**WHAT THE EXERCISE ASKS**
Omit the pictures, then reproduce every remaining record exactly.

**INPUT DATA**
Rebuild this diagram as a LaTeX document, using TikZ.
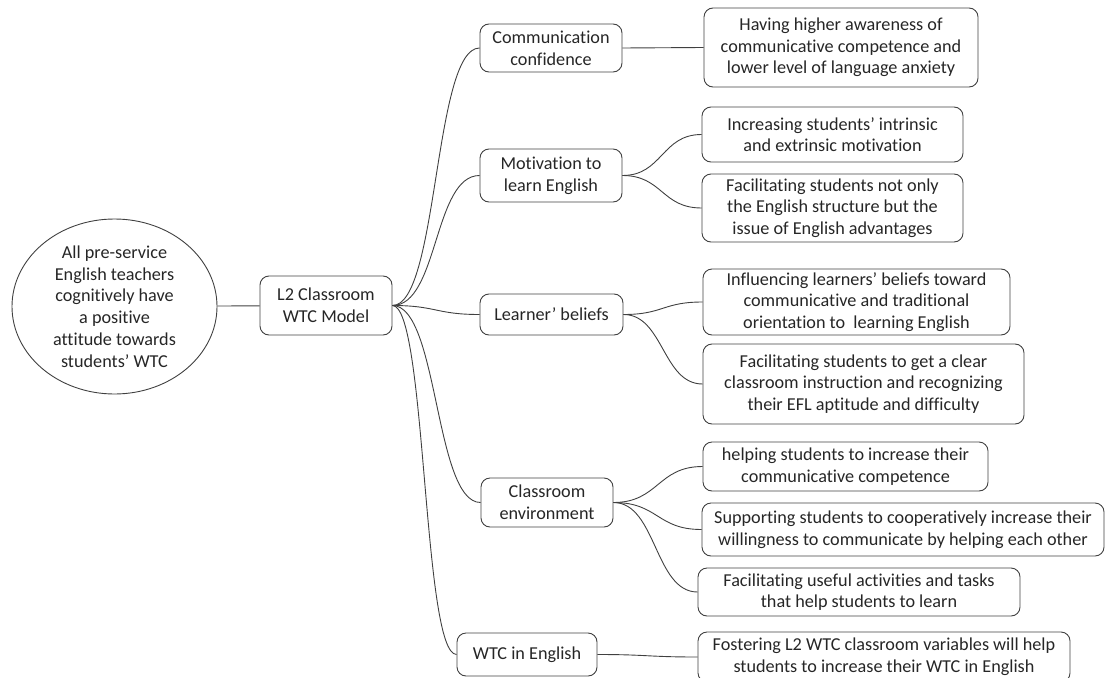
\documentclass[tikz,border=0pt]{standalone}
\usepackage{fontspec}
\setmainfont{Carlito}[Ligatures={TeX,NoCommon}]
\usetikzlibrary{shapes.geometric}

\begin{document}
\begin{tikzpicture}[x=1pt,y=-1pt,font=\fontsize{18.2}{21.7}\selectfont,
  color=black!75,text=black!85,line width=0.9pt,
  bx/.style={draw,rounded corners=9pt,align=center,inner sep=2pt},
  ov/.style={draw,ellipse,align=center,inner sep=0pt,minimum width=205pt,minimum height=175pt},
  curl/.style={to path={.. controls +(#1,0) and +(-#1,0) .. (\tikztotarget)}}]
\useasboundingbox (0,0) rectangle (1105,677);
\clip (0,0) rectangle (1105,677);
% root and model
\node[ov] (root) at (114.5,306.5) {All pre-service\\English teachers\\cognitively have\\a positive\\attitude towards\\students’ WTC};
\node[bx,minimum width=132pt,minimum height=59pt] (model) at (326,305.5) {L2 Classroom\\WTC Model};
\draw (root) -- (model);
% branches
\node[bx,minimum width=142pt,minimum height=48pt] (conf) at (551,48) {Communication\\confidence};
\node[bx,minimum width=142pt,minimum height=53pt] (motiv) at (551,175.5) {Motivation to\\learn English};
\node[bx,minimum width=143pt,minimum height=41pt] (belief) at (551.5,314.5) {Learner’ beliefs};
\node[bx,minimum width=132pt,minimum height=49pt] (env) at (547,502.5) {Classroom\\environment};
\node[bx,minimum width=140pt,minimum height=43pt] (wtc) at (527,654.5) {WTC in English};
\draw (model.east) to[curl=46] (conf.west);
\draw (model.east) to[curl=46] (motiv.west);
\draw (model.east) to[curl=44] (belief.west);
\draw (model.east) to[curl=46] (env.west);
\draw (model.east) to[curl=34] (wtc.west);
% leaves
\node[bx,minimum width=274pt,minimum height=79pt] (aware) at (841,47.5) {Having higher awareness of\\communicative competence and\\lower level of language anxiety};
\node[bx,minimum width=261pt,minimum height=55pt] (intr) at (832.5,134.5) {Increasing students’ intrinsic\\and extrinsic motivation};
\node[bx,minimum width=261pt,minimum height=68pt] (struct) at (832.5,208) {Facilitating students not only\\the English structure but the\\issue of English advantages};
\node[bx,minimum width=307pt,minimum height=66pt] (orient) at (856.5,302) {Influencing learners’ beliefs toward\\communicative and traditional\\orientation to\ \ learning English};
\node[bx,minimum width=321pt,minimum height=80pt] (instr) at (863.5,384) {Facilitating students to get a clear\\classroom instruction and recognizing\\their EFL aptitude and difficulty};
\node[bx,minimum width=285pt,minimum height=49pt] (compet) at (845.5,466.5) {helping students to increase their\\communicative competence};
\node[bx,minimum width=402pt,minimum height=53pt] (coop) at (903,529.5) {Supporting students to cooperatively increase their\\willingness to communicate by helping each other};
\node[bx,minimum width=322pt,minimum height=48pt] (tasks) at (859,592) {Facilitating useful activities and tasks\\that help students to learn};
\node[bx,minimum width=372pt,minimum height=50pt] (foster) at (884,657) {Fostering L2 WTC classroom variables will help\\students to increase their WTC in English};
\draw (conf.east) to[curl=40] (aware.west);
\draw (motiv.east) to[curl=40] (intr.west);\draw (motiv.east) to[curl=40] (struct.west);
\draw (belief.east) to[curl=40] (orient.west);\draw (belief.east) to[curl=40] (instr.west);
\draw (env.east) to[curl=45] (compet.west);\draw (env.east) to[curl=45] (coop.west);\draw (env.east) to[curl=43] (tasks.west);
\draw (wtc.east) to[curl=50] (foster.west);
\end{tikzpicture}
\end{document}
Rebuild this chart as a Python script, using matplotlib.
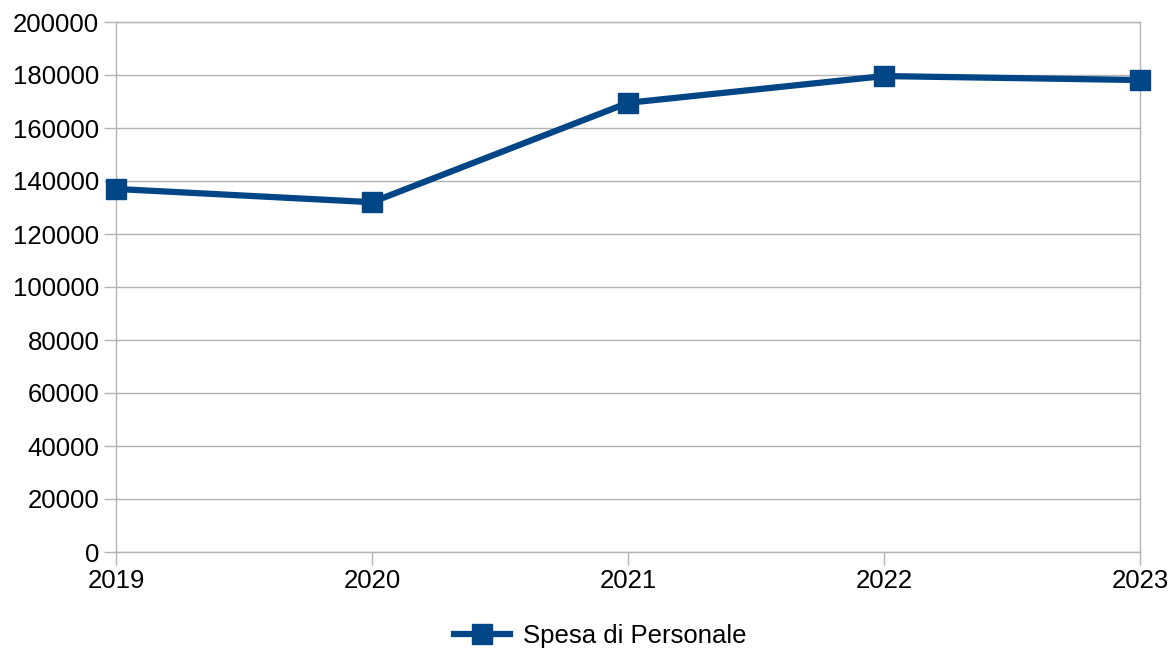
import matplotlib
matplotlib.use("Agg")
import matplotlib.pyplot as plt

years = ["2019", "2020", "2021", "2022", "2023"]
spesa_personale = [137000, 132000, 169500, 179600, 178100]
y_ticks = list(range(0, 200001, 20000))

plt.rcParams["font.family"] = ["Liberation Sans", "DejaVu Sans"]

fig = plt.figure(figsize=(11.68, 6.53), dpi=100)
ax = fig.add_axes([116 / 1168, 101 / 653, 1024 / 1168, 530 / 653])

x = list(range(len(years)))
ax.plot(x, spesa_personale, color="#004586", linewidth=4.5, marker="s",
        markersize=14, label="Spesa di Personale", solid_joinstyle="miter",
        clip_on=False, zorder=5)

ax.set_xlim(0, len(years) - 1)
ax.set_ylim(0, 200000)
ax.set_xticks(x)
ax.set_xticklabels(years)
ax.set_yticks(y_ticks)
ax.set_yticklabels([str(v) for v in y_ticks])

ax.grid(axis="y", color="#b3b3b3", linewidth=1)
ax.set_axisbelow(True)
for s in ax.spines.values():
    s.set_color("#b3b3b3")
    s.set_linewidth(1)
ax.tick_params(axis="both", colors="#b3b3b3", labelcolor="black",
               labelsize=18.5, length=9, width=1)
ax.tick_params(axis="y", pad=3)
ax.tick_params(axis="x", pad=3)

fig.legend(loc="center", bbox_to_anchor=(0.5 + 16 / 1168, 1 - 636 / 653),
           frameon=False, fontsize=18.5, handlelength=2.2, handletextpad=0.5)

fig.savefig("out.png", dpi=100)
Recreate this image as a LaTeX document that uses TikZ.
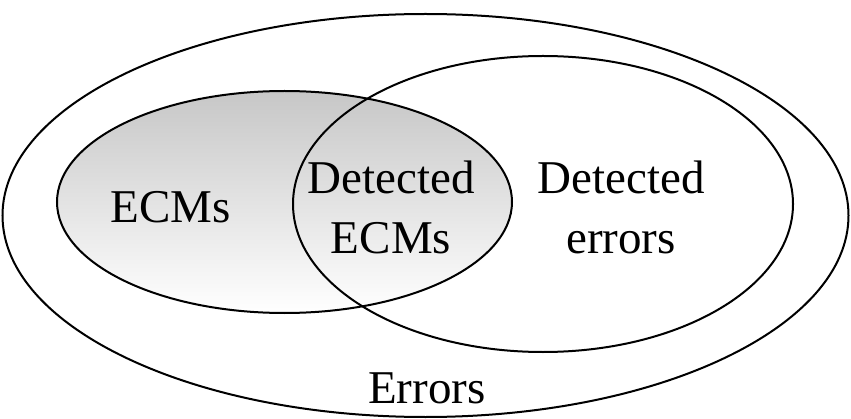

**ANSWER TO THIS EXERCISE**
Rebuild this diagram as a LaTeX document, using TikZ.
\documentclass[tikz,border=0pt]{standalone}
\usepackage{fontspec}
\setmainfont{Carlito}[Ligatures={TeX,NoCommon}]
\usetikzlibrary{shapes.geometric}

\begin{document}
\begin{tikzpicture}[x=1pt,y=-1pt,font=\fontsize{18.2}{21.7}\selectfont,
  color=black!75,text=black!85,line width=0.9pt,
  bx/.style={draw,rounded corners=9pt,align=center,inner sep=2pt},
  ov/.style={draw,ellipse,align=center,inner sep=0pt,minimum width=205pt,minimum height=175pt},
  curl/.style={to path={.. controls +(#1,0) and +(-#1,0) .. (\tikztotarget)}}]
\useasboundingbox (0,0) rectangle (1105,677);
\clip (0,0) rectangle (1105,677);
% root and model
\node[ov] (root) at (114.5,306.5) {All pre-service\\English teachers\\cognitively have\\a positive\\attitude towards\\students’ WTC};
\node[bx,minimum width=132pt,minimum height=59pt] (model) at (326,305.5) {L2 Classroom\\WTC Model};
\draw (root) -- (model);
% branches
\node[bx,minimum width=142pt,minimum height=48pt] (conf) at (551,48) {Communication\\confidence};
\node[bx,minimum width=142pt,minimum height=53pt] (motiv) at (551,175.5) {Motivation to\\learn English};
\node[bx,minimum width=143pt,minimum height=41pt] (belief) at (551.5,314.5) {Learner’ beliefs};
\node[bx,minimum width=132pt,minimum height=49pt] (env) at (547,502.5) {Classroom\\environment};
\node[bx,minimum width=140pt,minimum height=43pt] (wtc) at (527,654.5) {WTC in English};
\draw (model.east) to[curl=46] (conf.west);
\draw (model.east) to[curl=46] (motiv.west);
\draw (model.east) to[curl=44] (belief.west);
\draw (model.east) to[curl=46] (env.west);
\draw (model.east) to[curl=34] (wtc.west);
% leaves
\node[bx,minimum width=274pt,minimum height=79pt] (aware) at (841,47.5) {Having higher awareness of\\communicative competence and\\lower level of language anxiety};
\node[bx,minimum width=261pt,minimum height=55pt] (intr) at (832.5,134.5) {Increasing students’ intrinsic\\and extrinsic motivation};
\node[bx,minimum width=261pt,minimum height=68pt] (struct) at (832.5,208) {Facilitating students not only\\the English structure but the\\issue of English advantages};
\node[bx,minimum width=307pt,minimum height=66pt] (orient) at (856.5,302) {Influencing learners’ beliefs toward\\communicative and traditional\\orientation to\ \ learning English};
\node[bx,minimum width=321pt,minimum height=80pt] (instr) at (863.5,384) {Facilitating students to get a clear\\classroom instruction and recognizing\\their EFL aptitude and difficulty};
\node[bx,minimum width=285pt,minimum height=49pt] (compet) at (845.5,466.5) {helping students to increase their\\communicative competence};
\node[bx,minimum width=402pt,minimum height=53pt] (coop) at (903,529.5) {Supporting students to cooperatively increase their\\willingness to communicate by helping each other};
\node[bx,minimum width=322pt,minimum height=48pt] (tasks) at (859,592) {Facilitating useful activities and tasks\\that help students to learn};
\node[bx,minimum width=372pt,minimum height=50pt] (foster) at (884,657) {Fostering L2 WTC classroom variables will help\\students to increase their WTC in English};
\draw (conf.east) to[curl=40] (aware.west);
\draw (motiv.east) to[curl=40] (intr.west);\draw (motiv.east) to[curl=40] (struct.west);
\draw (belief.east) to[curl=40] (orient.west);\draw (belief.east) to[curl=40] (instr.west);
\draw (env.east) to[curl=45] (compet.west);\draw (env.east) to[curl=45] (coop.west);\draw (env.east) to[curl=43] (tasks.west);
\draw (wtc.east) to[curl=50] (foster.west);
\end{tikzpicture}
\end{document}
Rebuild this chart as a Python script, using matplotlib.
import matplotlib
matplotlib.use("Agg")
import matplotlib.pyplot as plt

years = ["2019", "2020", "2021", "2022", "2023"]
spesa_personale = [137000, 132000, 169500, 179600, 178100]
y_ticks = list(range(0, 200001, 20000))

plt.rcParams["font.family"] = ["Liberation Sans", "DejaVu Sans"]

fig = plt.figure(figsize=(11.68, 6.53), dpi=100)
ax = fig.add_axes([116 / 1168, 101 / 653, 1024 / 1168, 530 / 653])

x = list(range(len(years)))
ax.plot(x, spesa_personale, color="#004586", linewidth=4.5, marker="s",
        markersize=14, label="Spesa di Personale", solid_joinstyle="miter",
        clip_on=False, zorder=5)

ax.set_xlim(0, len(years) - 1)
ax.set_ylim(0, 200000)
ax.set_xticks(x)
ax.set_xticklabels(years)
ax.set_yticks(y_ticks)
ax.set_yticklabels([str(v) for v in y_ticks])

ax.grid(axis="y", color="#b3b3b3", linewidth=1)
ax.set_axisbelow(True)
for s in ax.spines.values():
    s.set_color("#b3b3b3")
    s.set_linewidth(1)
ax.tick_params(axis="both", colors="#b3b3b3", labelcolor="black",
               labelsize=18.5, length=9, width=1)
ax.tick_params(axis="y", pad=3)
ax.tick_params(axis="x", pad=3)

fig.legend(loc="center", bbox_to_anchor=(0.5 + 16 / 1168, 1 - 636 / 653),
           frameon=False, fontsize=18.5, handlelength=2.2, handletextpad=0.5)

fig.savefig("out.png", dpi=100)
Recreate this image as a LaTeX document that uses TikZ.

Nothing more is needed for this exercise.